Hay quienes conocen los pecados de oídas: éstos son los sacerdotes que escuchan en confesión a sus feligreses quienes se acercan al tribunal de la penitencia agobiados de remordimientos aunque, quizá movidos por la secreta esperanza de ser originales. Como si hubiera algo menos monótono y menos propicio a la invención que el mal cuyas mínimas variantes han sido (desde hace milenios) codificadas y cuyas combinaciones son siempre numerables.

Es un sacerdote —Joaquín Antonio Peñalosa—, buen conocedor del paño que va a mostrarnos, quien se aplicó al análisis de la manera con la que el mexicano se enfrenta al reto de los siete pecados capitales y cómo, ante cada uno de ellos responde con la graciosa huida o con la apasionada entrega. Con la autoridad que le confiere su ministerio, con el material que le ha proporcionado la experiencia, el padre Peñalosa ha escrito un libro que, por lo menos, se adelanta al que seguramente ya Fernando Díaz-Plaja se había propuesto dedicarnos.

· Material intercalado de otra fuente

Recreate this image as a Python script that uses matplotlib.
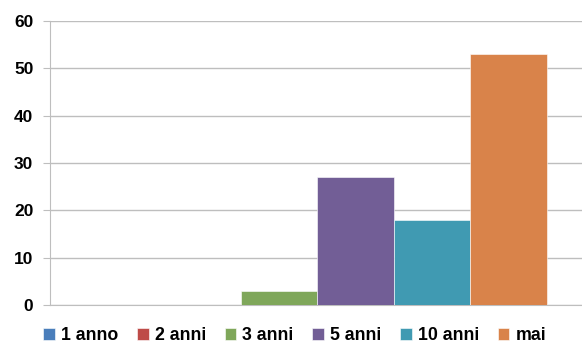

Aparte de escribir este libro el padre Peñalosa tuvo la amabilidad de enviarme un ejemplar que, a su vez, tuvo la virtud de ponerme a pensar: ¿qué sé yo, en tanto que abnegada mujercita mexicana que contempla el prospecto de convertirse en una cabecita blanca en un futuro no muy lejano, qué se yo, Fulanita de Tal, del pecado? De un pecado, que no tengo derecho a preguntar en qué consiste, que he de evitarlo por todos los medios humanos y divinos si no quiero que la catástrofe me aniquile, llenando de vergüenza a mis deudos, de infamia mi nombre y de ruina mi casa.

De los otros seis pecados no se me dijo nunca nada porque no era necesario. ¿Cómo iba yo a caer en la tentación de la soberbia si el mero hecho de haber nacido mujer ya se constituye en una humillación? Nadie en México (generalicemos con énfasis que las estadísticas, al fin y al cabo van a venir en nuestro apoyo), anuncia con fanfarrias el nacimiento de una niña. La noticia se transmite con una entonación que oscila entre la disculpa y la promesa de que “otra vez será”. (Tenemos que tener muy presente el “otra vez será” como uno de los factores fundamentales de nuestra explosión demográfica.)

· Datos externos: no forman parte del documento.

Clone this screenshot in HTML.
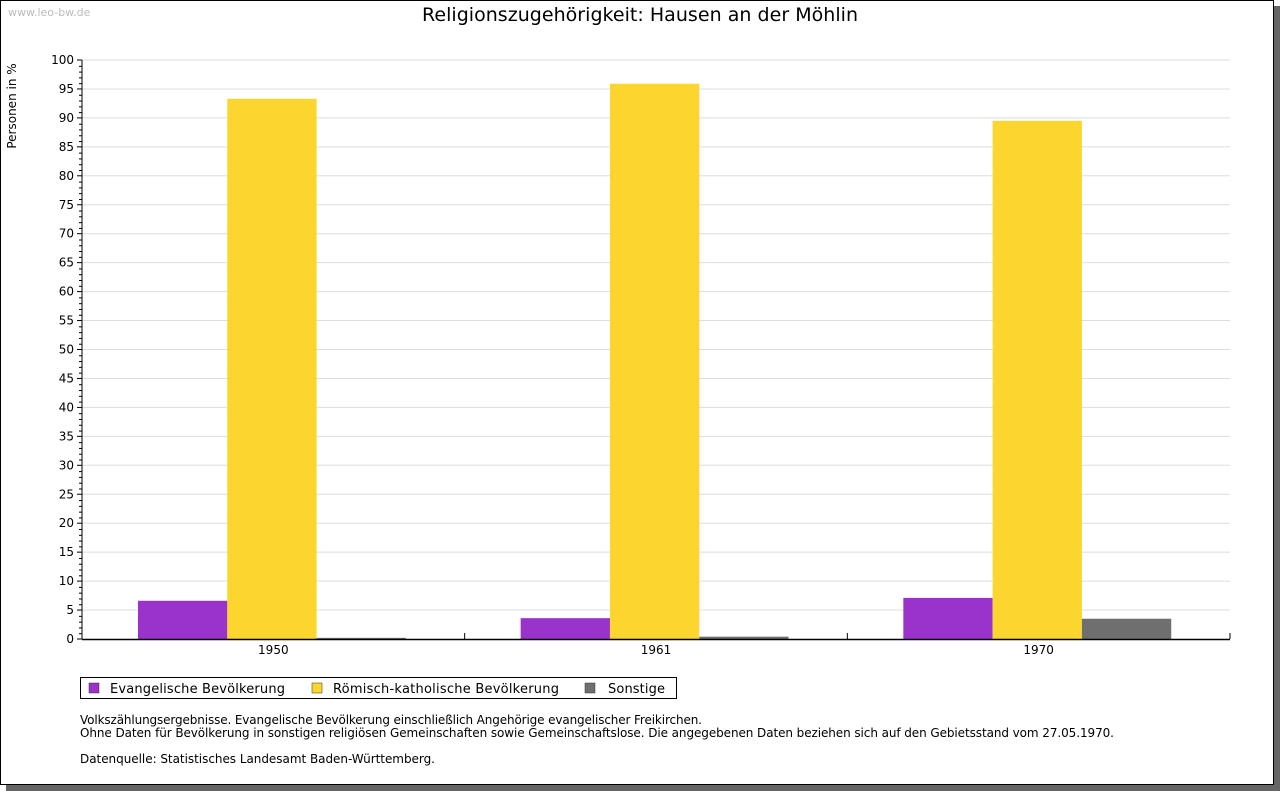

En cuanto a la ira, es pasión de fuertes, no de subordinado. ¿Airada yo contra mis superiores cuando ellos tienen siempre a la mano un arsenal completo de represalias: pellizcos, coscorrones, jalones de orejas, palmetazos, encierros en el cuarto oscuro, interdicción de paseos, selección de amistades, vigilancia de conversaciones, censura de escritos? ¿Airada yo contra mis inferiores? Salvo que yo crea en la existencia de entes mitológicos, de fantasmas o de cronopios. Nadie es mi inferior; algunos son mis iguales. Pero con ellos la prudencia me avisa a guardar las distancias.

¿Golosa yo? Si no llevo cuenta del número de calorías que ingiero; si no me importa que cuando voy a probarme un vestido la vendedora me diga que la talla que pretendía yo usar es para personas esbeltas y que la que realmente me corresponde es la de las gordas. En vez de la silla turca tengo en el cerebro incrustada una báscula que registra, gramo a gramo, el aumento de peso. Y el peso aumenta, ay, con sólo mirar el postre, con sólo olfatear los antojitos, con sólo ver un mapa de la península de Yucatán.

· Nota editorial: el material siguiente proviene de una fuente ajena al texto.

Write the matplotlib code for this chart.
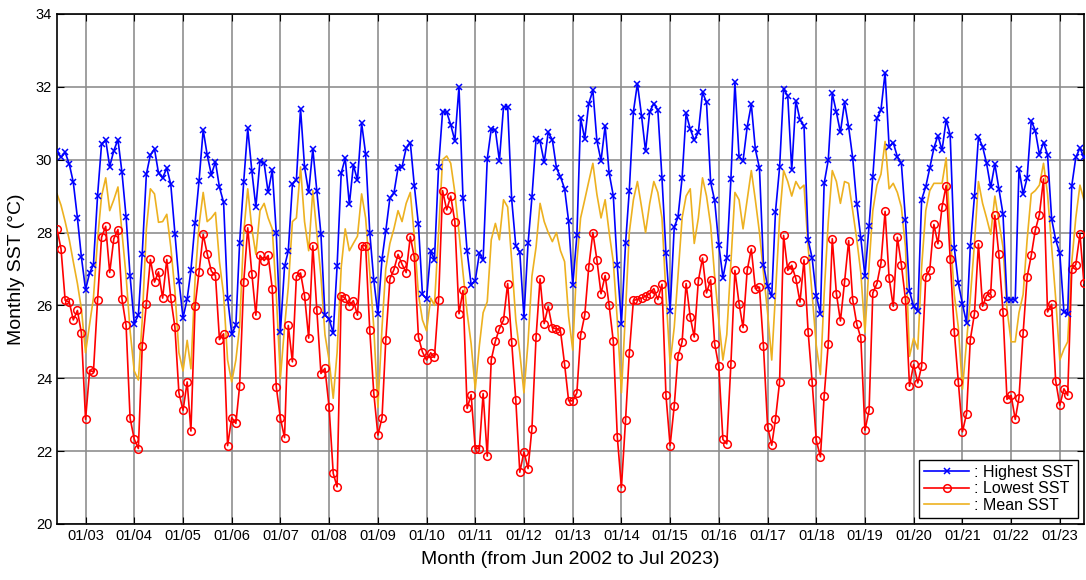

¿Envidiosa yo? Mi envidia tendría que alcanzar unas proporciones universales que sobrepasan mis reducidos límites de percepción y de sensación. Tendría que envidiar a todos los hombres el hecho de serlo y a todas las mujeres el hecho de serlo… sin darse cuenta. A todos los escritores sus libros, a todos los maestros su talento, a todos los estudiantes su juventud, a todas las casadas sus maridos, a todas las solteras sus ilusiones, a todos los políticos su poder, a todos los millonarios su dinero, a todos… Ay, no. ¡Qué flojera!

Ajá. Perezosa, entonces. Pues la mera verdad es que no tengo tiempo: entre el trabajo de la oficina y el cuidado de la casa y la escuela de Gabriel y mis propias clases y las obras completas y este artículo, y el ir y venir de ardilla y el zumbar de abeja y el hacer como que hago no puedo llamarme perezosa. ¿Avara? La avaricia es un lujo que hasta ahora no he podido darme. Me queda únicamente la opción de la lujuria. Contra ella me fortalecieron mis educadores. Y de lo que tengo que ver con ella no voy a hablar con usted, no faltaba más. Sino, si acaso, con el padre Peñalosa, que conoce tanto, que perdona tanto y bajo el sello del secreto de confesión.


Excélsior, 9 de febrero de 1973, pp. 6A, 8A.